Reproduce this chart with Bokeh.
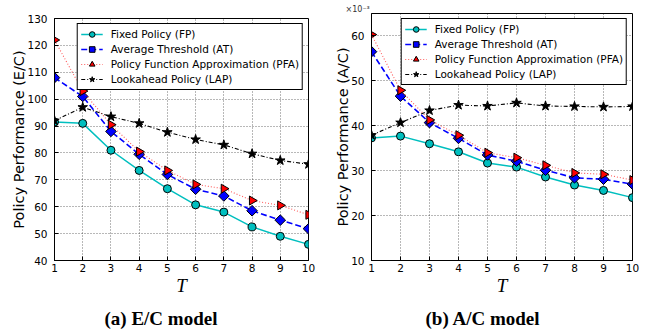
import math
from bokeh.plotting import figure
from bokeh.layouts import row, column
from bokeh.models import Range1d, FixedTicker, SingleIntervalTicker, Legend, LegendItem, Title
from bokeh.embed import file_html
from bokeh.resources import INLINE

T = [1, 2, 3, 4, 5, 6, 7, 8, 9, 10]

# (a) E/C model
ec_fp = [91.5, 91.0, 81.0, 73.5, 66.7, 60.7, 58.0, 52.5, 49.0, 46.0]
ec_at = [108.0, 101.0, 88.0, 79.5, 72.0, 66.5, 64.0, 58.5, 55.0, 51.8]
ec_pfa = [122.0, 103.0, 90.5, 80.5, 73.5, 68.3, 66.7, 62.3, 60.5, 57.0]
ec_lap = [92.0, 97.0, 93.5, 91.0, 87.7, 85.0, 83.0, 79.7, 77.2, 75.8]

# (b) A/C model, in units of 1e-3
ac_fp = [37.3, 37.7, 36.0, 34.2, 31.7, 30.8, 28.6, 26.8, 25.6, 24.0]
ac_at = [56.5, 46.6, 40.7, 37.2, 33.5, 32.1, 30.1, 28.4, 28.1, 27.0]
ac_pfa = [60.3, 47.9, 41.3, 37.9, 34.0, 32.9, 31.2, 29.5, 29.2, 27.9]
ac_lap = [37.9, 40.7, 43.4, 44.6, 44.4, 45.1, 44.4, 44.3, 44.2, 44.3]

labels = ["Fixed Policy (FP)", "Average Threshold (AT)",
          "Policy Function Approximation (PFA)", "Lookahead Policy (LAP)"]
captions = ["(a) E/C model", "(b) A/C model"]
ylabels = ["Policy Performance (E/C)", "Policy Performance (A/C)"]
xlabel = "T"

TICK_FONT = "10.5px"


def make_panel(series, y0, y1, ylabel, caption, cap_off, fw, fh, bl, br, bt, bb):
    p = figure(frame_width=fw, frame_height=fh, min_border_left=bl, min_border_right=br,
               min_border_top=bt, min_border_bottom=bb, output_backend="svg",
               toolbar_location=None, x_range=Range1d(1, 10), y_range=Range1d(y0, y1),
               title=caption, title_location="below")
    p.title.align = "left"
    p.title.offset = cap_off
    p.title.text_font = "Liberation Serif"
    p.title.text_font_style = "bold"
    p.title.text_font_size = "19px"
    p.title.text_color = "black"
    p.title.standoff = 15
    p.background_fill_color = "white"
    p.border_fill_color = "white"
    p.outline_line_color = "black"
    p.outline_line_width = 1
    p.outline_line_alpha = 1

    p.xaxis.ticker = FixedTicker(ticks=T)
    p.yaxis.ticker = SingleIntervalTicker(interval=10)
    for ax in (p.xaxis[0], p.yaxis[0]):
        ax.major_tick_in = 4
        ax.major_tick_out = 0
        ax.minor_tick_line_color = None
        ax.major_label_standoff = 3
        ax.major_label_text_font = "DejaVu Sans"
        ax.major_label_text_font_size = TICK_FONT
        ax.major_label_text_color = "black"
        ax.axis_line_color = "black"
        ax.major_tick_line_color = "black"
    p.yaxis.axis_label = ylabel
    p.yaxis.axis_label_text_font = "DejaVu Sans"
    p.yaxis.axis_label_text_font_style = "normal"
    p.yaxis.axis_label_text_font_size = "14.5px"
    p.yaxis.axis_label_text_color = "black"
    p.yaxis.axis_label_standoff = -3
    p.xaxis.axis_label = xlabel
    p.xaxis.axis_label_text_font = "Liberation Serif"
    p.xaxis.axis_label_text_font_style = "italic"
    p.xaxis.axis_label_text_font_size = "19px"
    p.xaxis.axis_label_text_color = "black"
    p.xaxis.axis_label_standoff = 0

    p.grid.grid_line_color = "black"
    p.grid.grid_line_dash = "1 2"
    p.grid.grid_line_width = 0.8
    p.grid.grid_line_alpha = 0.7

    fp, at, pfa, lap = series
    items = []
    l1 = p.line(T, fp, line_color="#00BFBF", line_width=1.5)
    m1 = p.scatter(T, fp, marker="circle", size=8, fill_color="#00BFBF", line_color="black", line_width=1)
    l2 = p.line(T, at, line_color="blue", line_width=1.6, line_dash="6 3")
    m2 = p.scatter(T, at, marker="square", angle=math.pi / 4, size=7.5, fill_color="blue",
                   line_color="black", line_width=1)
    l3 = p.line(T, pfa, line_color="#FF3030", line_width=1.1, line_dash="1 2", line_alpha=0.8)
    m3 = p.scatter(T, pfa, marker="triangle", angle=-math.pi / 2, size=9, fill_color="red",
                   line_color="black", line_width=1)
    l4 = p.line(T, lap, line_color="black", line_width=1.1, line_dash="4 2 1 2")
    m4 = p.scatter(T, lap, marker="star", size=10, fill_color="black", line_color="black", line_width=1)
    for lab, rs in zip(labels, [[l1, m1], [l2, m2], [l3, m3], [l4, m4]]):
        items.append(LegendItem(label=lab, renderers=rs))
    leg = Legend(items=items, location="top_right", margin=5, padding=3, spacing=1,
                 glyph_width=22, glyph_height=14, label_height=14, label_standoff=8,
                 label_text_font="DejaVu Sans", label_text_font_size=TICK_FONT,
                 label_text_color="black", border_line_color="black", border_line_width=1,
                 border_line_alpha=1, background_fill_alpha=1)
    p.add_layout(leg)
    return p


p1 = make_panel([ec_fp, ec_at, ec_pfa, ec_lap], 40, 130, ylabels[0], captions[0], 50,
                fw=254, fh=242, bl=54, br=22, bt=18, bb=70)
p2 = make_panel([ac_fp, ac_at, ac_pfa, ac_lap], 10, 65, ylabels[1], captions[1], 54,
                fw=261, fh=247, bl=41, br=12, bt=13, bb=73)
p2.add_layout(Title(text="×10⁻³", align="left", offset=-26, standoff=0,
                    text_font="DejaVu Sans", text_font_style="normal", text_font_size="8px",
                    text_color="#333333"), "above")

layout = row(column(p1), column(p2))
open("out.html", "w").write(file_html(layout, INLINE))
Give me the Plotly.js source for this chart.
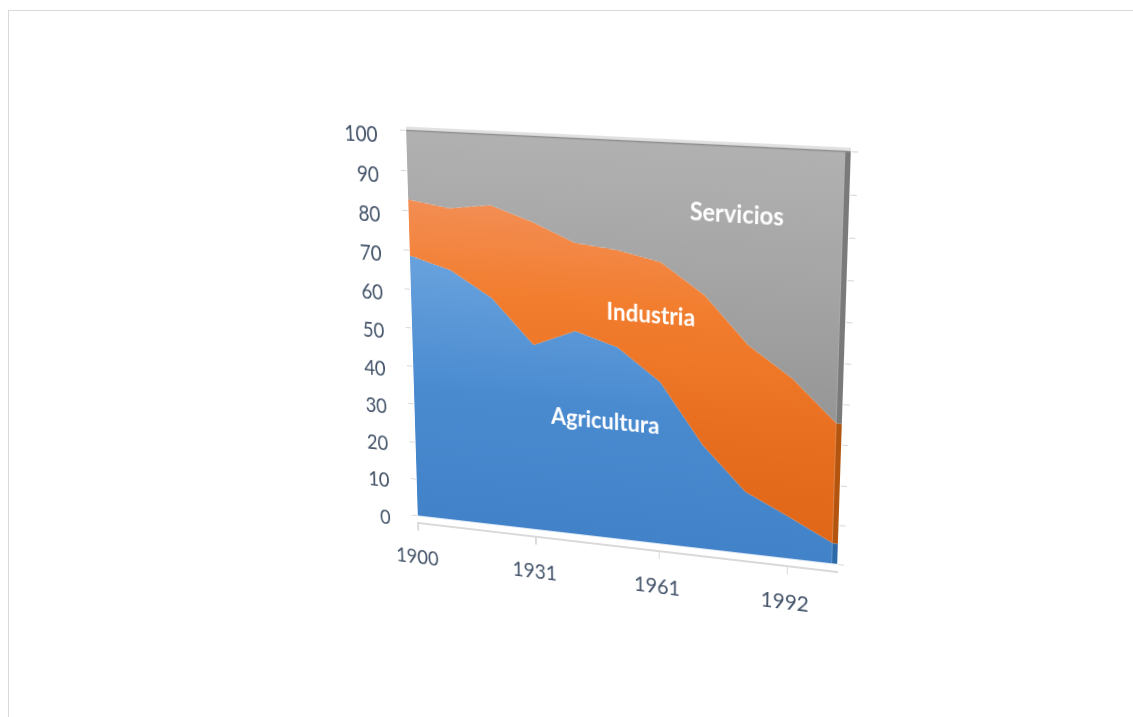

_ _ _ _ _

**EXERCISE BRIEF**: Restate the material word for word from its first line through the line containing "T = [1, 2, 3, 4, 5, 6, 7, 8, 9, 10]", both included; the pictures do not belong in it.

**SOLUTION FOR THIS PROBLEM**:
Reproduce this chart with Bokeh.
import math
from bokeh.plotting import figure
from bokeh.layouts import row, column
from bokeh.models import Range1d, FixedTicker, SingleIntervalTicker, Legend, LegendItem, Title
from bokeh.embed import file_html
from bokeh.resources import INLINE

T = [1, 2, 3, 4, 5, 6, 7, 8, 9, 10]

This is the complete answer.